Chinchilla Dust Baths

Chinchillas in a dust bath
Chinchillas taking a dust bath. Getty Images/Patcharin Chatchirdchaikul / EyeEm

A regular dust bath is an absolute necessity for all chinchillas (and degus, too). Taking a vigorous dust bath is one of their natural behaviors and it is how chinchillas keep their lush coats clean and healthy. Not only does a dust bath help to keep their thick fur smooth and silky, it is thought to be relaxing and fun for chinchillas. Chinchillas really get into their baths, rolling and flipping in the dust with great abandon.

If you have never seen a chinchilla in a dust bath be sure to look up some videos of them rolling around in one.

Dust for Chinchilla Dust Baths

Always use store-bought chinchilla dust for bathing your chinchilla. This dust is specifically made for chinchillas and for this purpose. When the chinchillas roll in this dust, it penetrates their coat down to the skin and absorbs oil and dirt from the fur which in turn keeps the coat clean. Other powders or sand may look or feel similar but they just won't work the same way. Chinchilla dust is made to mimic what they would have access to in their native habitat (in the wild they use volcanic pumice). The dust should be at least a couple of inches deep in whatever container you use so that the chinchilla can effectively roll in it. Poof! Blue Cloud Chinchilla Dust is a commonly recommended dust, but regardless of what brand you choose, make sure you get one made specifically for chinchillas.

 

Chinchilla Dust Bath Bathtubs

A heavy, tip-resistant bowl or deep dish can be used as a bathtub for your chinchilla's dust baths and it should be slightly larger than your chinchilla to allow room to roll. Glass fish bowls or canisters can be used and work well. Also, a plastic house-type container with a rounded bottom can be purchased at the pet store and are designed for this purpose.

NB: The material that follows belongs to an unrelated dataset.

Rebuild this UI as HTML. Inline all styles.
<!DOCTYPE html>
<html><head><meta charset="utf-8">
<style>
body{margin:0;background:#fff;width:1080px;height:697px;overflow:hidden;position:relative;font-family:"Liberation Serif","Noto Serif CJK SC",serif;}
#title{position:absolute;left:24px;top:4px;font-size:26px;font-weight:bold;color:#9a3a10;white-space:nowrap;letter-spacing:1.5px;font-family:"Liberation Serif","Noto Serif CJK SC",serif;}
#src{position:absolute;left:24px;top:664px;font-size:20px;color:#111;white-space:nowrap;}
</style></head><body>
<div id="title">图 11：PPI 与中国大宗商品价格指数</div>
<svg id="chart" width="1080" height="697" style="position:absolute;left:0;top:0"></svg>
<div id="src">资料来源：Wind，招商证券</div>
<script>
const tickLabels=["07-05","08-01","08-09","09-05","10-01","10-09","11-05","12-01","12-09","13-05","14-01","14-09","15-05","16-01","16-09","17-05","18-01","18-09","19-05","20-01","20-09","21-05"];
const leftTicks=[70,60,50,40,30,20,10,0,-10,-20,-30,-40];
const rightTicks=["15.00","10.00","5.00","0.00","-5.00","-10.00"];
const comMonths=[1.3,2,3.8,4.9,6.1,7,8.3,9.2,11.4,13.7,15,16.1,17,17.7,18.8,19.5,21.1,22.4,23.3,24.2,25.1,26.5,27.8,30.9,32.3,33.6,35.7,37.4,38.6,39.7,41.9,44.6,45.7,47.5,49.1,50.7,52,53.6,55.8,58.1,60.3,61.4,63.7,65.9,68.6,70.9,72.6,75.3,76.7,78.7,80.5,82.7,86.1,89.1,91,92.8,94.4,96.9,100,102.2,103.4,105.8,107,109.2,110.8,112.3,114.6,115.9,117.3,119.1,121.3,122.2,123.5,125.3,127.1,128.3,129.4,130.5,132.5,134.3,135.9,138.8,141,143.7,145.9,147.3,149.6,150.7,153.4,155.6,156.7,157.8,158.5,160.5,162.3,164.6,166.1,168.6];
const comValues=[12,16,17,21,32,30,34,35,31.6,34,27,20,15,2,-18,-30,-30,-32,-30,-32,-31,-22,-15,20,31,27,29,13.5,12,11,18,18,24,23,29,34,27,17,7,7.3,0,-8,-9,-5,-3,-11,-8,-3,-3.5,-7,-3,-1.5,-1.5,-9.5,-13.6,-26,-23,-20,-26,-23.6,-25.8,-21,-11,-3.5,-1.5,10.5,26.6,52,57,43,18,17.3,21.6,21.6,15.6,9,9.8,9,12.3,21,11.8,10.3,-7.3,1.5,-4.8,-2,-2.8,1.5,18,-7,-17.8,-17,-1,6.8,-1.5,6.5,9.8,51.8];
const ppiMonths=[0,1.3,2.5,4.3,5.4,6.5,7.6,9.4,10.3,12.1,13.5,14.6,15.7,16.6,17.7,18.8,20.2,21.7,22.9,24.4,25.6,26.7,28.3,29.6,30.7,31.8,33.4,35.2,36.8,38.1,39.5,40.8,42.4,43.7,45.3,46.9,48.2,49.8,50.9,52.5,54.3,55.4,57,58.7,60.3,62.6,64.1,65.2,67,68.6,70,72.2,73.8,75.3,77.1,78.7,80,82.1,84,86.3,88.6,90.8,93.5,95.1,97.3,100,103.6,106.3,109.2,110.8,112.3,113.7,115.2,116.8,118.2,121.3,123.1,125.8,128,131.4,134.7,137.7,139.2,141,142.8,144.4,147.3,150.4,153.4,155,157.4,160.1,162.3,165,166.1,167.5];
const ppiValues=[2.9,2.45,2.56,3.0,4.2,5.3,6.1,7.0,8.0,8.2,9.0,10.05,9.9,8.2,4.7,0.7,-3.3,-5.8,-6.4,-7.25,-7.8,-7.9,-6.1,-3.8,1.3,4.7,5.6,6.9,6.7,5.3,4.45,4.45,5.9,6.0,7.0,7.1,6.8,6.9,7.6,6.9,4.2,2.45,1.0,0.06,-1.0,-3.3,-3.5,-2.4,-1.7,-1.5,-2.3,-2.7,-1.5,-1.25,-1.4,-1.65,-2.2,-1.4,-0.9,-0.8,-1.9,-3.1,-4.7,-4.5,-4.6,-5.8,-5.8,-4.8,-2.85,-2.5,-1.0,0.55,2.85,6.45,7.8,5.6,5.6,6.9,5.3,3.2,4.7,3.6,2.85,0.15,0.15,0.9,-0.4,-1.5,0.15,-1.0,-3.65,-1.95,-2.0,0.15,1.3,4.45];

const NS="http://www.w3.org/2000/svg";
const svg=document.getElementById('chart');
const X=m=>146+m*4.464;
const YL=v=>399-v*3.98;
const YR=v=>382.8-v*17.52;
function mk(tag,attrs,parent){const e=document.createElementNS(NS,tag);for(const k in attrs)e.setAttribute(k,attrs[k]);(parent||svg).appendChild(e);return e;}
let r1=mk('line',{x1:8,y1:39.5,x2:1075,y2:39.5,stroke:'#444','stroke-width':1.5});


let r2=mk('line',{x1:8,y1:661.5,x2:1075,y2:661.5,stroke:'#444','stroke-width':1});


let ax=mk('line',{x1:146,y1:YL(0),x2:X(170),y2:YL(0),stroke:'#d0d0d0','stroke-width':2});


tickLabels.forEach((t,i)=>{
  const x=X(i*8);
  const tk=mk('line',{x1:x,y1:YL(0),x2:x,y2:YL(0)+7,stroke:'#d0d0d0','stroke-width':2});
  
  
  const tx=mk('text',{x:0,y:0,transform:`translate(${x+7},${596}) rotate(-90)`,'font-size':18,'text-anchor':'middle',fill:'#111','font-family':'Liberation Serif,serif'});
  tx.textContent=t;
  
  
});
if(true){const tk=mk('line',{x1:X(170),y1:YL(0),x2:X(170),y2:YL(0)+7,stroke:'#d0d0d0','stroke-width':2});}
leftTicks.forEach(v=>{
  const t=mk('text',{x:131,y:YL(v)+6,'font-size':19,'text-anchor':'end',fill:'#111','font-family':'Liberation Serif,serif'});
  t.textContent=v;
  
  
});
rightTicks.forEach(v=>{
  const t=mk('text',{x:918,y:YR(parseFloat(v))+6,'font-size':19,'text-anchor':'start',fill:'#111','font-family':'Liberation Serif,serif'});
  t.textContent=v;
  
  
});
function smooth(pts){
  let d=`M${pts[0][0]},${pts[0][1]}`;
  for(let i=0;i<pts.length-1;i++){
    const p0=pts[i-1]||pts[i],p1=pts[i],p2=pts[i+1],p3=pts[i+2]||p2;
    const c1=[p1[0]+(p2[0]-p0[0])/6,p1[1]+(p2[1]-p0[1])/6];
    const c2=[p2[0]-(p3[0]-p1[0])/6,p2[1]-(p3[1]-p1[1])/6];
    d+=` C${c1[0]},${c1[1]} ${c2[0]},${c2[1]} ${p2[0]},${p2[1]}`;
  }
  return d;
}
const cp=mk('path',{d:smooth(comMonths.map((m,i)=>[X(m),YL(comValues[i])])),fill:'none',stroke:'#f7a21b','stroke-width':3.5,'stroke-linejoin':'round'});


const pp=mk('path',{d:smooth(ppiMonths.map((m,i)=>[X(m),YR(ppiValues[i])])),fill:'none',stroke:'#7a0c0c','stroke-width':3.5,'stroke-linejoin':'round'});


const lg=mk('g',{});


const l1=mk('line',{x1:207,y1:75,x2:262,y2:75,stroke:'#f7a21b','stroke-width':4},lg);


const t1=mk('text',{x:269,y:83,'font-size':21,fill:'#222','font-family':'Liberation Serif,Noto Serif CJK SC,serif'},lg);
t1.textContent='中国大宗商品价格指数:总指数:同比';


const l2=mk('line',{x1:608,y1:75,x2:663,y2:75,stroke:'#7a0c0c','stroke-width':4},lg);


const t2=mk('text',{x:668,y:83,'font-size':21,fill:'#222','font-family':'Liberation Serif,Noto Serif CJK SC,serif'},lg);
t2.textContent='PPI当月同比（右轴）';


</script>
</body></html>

Fish bowls and the plastic house-type baths have the advantage of being fairly enclosed, which can help minimize the amount of dust flying around the room. Sand will be thrown everywhere during the bath but this is just part of having a chinchilla. Using a covered bath can help, but your chinchilla will still shake and groom after a dust bath, resulting in a fine layer of dust on everything around your chinchilla. Invest in a good duster and remind yourself that you are being a good chinchilla owner by providing regular baths! The remaining sand in the bathtub can be reused for a time, as long as any waste matter is removed.

Chinchilla Dust Bath Schedule

The dust bath should only be made available to the chinchilla intermittently, rather than left in the cage indefinitely. Too much bathing can dry their skin out and if the dust is left in the cage, chinchillas will often sit in the bathtub and/or use it as a litter box. Offer the dust bath to your chinchilla at least twice a week in the evening when they are most active for about 10 to 15 minutes. Twice a week is usually sufficient, though you can offer the bath more often if your chinchilla's fur starts to look rough or feels damp or oily.

In humid weather, baths should be offered more frequently. If your chinchilla has dry, flaky skin or seems itchy, decrease the bathing time and frequency a bit.

Some owners provide the dust bath daily to their chinchilla's and as long as their skin isn't too dry and you don't see them itching, this is fine to do. It will just make more mess for you to clean up but chinchilla's love taking baths so much (and it is fun to watch) that it may be hard to resist allowing them this pleasure.